[Figure scripts]

"""

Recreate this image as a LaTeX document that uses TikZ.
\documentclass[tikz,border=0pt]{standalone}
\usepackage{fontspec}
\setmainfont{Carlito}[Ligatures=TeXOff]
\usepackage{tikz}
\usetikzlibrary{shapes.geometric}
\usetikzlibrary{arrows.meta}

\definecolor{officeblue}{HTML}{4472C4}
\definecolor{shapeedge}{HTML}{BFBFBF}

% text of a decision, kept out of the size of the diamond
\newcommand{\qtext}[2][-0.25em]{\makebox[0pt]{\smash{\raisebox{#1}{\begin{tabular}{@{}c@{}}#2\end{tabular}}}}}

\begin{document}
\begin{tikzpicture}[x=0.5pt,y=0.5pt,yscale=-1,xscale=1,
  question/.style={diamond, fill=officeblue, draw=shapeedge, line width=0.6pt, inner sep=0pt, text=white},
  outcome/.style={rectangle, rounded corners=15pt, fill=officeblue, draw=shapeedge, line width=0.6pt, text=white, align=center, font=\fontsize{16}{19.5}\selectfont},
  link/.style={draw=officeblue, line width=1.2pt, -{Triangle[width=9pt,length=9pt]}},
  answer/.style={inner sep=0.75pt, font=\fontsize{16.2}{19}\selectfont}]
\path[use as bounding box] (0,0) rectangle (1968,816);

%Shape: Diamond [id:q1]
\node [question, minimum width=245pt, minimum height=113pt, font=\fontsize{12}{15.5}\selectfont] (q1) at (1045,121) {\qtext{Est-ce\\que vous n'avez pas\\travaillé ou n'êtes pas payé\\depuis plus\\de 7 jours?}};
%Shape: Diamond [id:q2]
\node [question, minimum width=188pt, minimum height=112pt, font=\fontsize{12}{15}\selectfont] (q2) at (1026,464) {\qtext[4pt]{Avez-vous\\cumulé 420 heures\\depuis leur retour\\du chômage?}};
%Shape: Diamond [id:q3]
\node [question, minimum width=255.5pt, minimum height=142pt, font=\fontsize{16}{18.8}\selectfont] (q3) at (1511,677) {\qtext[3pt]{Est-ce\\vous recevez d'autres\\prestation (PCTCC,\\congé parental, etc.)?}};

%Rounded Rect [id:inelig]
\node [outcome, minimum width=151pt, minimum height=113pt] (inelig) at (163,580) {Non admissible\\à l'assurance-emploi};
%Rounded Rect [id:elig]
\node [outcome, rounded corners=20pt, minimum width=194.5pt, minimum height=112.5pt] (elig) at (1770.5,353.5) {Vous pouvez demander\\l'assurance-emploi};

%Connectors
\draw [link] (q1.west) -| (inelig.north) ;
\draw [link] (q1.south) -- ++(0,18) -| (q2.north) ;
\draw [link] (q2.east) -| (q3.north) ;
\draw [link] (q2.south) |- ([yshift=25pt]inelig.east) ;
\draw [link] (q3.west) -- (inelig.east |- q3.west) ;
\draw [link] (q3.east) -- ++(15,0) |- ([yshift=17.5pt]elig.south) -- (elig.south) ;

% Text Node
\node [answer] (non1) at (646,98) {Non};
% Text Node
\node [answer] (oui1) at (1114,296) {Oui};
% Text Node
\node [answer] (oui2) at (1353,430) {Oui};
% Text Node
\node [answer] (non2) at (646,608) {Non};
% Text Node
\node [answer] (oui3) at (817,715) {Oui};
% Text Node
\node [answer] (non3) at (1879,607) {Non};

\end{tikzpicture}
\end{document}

"""
"""

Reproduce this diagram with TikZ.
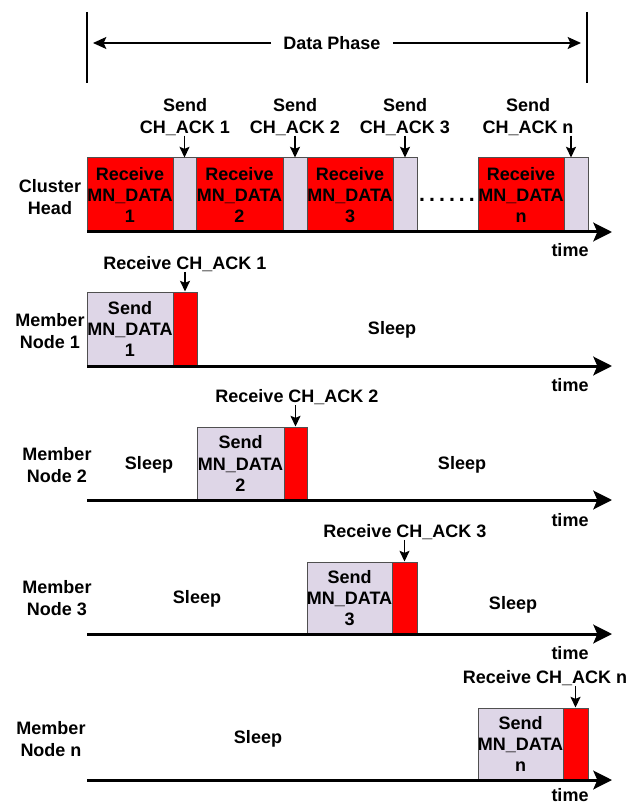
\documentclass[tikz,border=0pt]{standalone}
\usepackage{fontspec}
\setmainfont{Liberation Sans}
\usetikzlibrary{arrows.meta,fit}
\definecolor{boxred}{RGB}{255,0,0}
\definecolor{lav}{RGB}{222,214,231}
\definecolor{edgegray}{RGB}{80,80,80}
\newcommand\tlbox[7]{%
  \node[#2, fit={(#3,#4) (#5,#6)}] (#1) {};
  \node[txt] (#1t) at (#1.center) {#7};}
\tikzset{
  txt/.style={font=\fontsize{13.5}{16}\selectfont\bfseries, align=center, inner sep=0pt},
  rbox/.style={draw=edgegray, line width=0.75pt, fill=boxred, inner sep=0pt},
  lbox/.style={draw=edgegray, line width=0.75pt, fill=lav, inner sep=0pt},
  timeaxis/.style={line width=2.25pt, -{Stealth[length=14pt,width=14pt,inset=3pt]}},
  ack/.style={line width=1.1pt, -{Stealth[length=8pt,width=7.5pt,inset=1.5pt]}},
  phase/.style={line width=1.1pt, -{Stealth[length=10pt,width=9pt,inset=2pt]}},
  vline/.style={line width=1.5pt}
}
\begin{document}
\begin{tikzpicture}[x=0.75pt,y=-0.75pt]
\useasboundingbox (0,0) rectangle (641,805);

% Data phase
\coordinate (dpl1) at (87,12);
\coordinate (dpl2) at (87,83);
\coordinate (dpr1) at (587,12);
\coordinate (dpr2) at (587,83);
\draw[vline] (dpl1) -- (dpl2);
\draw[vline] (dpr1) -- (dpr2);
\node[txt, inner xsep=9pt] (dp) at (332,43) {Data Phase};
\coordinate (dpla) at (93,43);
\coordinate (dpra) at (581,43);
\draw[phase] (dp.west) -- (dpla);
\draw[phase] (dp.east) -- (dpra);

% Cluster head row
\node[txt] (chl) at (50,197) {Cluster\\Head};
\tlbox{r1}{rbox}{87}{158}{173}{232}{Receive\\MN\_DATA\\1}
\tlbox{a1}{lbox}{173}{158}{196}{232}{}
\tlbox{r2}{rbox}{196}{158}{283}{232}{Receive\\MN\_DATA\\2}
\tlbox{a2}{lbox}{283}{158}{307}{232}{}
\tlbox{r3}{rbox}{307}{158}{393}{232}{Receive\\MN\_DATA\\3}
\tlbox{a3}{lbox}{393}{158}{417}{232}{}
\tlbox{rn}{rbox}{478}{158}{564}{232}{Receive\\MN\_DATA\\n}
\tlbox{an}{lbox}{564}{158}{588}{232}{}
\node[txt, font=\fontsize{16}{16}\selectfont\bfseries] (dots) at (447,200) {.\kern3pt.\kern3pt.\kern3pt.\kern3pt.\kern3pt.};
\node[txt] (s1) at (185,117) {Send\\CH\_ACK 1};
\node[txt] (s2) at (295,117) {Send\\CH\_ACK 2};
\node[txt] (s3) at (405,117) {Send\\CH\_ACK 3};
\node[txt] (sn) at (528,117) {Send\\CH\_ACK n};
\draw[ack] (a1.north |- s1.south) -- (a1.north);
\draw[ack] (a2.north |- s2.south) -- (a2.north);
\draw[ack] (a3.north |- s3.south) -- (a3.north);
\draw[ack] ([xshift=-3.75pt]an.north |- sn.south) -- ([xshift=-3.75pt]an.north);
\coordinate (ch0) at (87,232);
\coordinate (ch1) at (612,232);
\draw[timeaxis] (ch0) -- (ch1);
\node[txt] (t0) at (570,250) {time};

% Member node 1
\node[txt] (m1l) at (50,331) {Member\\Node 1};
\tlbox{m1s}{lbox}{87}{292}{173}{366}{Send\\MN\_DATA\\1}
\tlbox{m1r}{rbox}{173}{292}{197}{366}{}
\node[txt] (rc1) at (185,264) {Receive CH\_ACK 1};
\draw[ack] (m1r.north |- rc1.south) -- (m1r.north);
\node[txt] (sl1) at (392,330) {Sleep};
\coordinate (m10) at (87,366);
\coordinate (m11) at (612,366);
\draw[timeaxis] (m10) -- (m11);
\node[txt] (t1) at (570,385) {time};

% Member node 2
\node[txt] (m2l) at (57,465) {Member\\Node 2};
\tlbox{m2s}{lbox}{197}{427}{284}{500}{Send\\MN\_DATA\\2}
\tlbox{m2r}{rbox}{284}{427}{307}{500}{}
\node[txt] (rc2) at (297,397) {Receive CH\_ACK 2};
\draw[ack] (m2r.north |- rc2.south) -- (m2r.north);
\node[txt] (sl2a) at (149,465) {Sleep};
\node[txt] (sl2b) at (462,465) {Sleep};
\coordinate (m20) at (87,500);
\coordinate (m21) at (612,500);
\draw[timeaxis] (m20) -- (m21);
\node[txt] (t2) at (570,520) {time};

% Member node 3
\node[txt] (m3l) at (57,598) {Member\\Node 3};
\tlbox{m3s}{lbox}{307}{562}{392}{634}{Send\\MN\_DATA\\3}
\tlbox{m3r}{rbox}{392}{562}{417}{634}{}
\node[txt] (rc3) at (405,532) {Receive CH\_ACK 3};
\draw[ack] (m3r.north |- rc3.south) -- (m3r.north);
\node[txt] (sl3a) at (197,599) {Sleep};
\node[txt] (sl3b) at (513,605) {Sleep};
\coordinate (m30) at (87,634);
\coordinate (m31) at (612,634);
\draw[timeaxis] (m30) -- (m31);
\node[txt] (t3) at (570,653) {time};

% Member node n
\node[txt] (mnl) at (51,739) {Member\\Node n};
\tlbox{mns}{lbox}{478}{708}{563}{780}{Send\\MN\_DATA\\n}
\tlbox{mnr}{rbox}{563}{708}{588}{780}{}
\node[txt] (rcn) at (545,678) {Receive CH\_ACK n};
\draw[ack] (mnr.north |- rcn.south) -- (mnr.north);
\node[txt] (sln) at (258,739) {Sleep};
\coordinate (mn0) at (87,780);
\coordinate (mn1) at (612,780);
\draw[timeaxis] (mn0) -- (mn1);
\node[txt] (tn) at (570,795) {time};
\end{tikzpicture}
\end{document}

"""
"""

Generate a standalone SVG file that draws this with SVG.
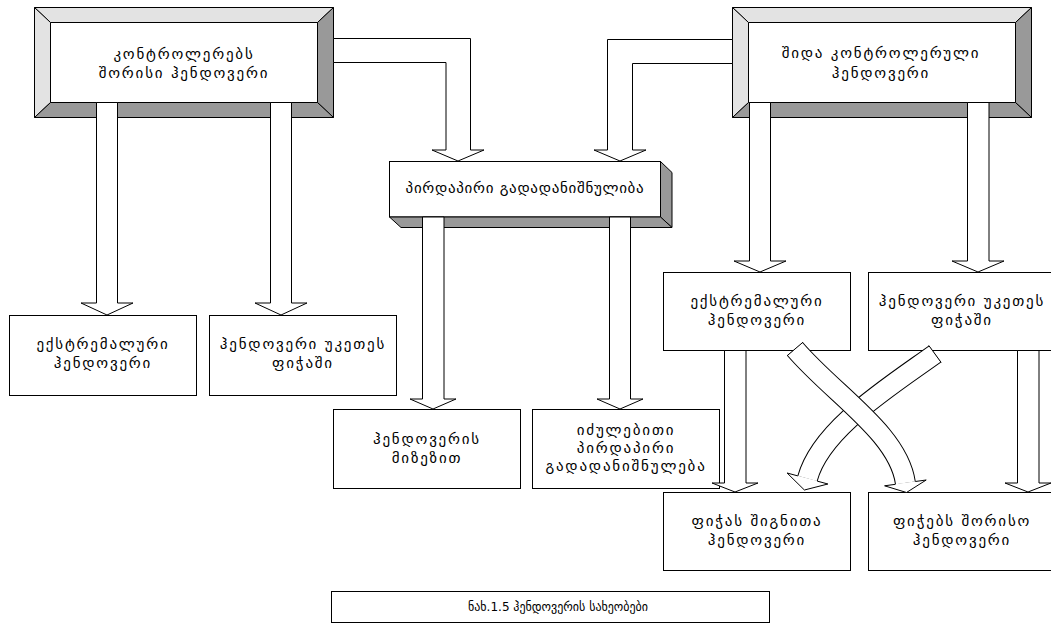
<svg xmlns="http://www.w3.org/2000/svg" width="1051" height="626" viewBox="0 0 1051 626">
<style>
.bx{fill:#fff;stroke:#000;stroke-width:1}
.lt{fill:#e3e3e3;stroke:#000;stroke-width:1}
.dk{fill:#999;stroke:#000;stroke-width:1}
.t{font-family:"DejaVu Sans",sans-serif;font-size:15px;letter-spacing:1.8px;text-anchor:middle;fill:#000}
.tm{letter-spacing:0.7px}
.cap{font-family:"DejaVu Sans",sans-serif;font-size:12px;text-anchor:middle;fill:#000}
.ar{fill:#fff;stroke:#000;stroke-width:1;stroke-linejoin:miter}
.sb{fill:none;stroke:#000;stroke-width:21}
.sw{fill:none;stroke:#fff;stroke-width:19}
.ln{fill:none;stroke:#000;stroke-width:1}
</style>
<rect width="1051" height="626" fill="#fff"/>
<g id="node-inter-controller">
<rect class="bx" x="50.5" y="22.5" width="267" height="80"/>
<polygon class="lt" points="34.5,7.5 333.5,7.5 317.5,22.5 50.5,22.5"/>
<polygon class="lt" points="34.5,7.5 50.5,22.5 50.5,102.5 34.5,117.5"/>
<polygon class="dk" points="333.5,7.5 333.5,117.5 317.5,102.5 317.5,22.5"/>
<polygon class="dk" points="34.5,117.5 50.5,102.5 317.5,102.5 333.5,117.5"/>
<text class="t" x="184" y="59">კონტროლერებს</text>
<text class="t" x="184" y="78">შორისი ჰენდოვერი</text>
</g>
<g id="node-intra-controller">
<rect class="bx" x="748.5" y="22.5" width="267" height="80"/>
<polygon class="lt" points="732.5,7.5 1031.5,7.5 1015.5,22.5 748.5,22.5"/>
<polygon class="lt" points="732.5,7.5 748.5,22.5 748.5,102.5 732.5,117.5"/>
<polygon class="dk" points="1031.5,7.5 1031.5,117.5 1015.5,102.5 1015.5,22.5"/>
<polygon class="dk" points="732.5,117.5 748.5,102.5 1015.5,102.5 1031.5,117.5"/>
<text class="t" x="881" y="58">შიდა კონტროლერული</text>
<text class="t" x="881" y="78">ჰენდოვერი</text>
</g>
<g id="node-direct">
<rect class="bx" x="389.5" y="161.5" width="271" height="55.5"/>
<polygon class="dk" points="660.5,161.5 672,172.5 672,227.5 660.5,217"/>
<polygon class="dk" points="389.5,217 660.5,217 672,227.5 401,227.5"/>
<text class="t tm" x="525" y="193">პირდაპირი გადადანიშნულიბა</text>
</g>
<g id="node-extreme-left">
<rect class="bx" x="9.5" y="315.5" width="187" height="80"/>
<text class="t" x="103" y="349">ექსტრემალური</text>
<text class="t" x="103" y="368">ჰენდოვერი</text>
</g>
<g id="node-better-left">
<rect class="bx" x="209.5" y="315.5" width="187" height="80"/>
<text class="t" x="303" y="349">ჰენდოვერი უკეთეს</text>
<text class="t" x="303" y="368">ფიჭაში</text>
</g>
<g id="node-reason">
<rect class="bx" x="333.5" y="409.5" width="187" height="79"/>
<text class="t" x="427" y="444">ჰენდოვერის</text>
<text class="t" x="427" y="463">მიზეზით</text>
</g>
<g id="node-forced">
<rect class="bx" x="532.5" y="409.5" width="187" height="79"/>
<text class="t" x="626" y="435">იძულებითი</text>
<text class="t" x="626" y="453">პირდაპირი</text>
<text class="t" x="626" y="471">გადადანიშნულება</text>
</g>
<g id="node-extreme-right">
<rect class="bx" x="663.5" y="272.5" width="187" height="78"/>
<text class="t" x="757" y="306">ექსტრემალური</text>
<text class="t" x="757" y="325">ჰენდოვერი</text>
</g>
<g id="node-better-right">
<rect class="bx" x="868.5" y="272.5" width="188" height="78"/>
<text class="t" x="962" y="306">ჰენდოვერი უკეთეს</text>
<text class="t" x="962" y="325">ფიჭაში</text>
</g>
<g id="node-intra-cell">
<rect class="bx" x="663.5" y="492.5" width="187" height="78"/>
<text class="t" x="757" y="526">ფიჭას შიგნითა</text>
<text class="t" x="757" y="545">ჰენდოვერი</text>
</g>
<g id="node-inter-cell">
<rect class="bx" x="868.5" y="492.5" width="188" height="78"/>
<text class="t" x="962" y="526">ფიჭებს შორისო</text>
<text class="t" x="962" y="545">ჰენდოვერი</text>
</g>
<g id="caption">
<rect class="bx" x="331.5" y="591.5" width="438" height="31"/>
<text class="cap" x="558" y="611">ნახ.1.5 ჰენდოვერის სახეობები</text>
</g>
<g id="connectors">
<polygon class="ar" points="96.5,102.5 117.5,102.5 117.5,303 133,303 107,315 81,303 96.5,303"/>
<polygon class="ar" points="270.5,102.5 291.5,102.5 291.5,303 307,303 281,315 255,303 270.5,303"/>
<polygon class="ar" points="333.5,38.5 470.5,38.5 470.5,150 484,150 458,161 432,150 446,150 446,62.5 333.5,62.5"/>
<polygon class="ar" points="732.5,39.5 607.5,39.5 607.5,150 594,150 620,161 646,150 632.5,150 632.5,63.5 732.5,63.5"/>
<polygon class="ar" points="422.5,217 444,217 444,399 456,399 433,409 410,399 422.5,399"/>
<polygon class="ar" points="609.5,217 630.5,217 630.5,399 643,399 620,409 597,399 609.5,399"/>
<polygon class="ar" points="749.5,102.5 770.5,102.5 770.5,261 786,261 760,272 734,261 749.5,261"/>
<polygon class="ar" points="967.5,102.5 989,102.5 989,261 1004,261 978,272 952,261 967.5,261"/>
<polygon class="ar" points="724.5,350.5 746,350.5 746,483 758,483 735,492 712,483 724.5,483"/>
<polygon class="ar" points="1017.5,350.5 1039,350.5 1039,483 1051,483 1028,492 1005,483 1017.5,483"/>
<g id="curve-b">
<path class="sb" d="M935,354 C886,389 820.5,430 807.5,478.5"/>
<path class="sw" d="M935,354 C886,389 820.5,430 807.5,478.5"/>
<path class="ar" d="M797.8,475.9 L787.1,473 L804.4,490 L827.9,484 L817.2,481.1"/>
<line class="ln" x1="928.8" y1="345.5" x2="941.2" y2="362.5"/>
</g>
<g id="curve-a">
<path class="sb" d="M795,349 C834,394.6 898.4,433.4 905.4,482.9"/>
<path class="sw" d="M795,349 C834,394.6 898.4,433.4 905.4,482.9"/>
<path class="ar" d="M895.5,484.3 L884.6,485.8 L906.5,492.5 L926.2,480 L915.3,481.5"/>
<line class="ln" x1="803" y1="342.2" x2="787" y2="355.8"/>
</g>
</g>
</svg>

"""

Given request:
Without the pictures, give again only the lines beginning at the line that contains "Reproduce this diagram with TikZ." and stopping after the line that contains "(0,0) rectangle (641,805);", exactly as written.

Full output:
Reproduce this diagram with TikZ.
\documentclass[tikz,border=0pt]{standalone}
\usepackage{fontspec}
\setmainfont{Liberation Sans}
\usetikzlibrary{arrows.meta,fit}
\definecolor{boxred}{RGB}{255,0,0}
\definecolor{lav}{RGB}{222,214,231}
\definecolor{edgegray}{RGB}{80,80,80}
\newcommand\tlbox[7]{%
  \node[#2, fit={(#3,#4) (#5,#6)}] (#1) {};
  \node[txt] (#1t) at (#1.center) {#7};}
\tikzset{
  txt/.style={font=\fontsize{13.5}{16}\selectfont\bfseries, align=center, inner sep=0pt},
  rbox/.style={draw=edgegray, line width=0.75pt, fill=boxred, inner sep=0pt},
  lbox/.style={draw=edgegray, line width=0.75pt, fill=lav, inner sep=0pt},
  timeaxis/.style={line width=2.25pt, -{Stealth[length=14pt,width=14pt,inset=3pt]}},
  ack/.style={line width=1.1pt, -{Stealth[length=8pt,width=7.5pt,inset=1.5pt]}},
  phase/.style={line width=1.1pt, -{Stealth[length=10pt,width=9pt,inset=2pt]}},
  vline/.style={line width=1.5pt}
}
\begin{document}
\begin{tikzpicture}[x=0.75pt,y=-0.75pt]
\useasboundingbox (0,0) rectangle (641,805);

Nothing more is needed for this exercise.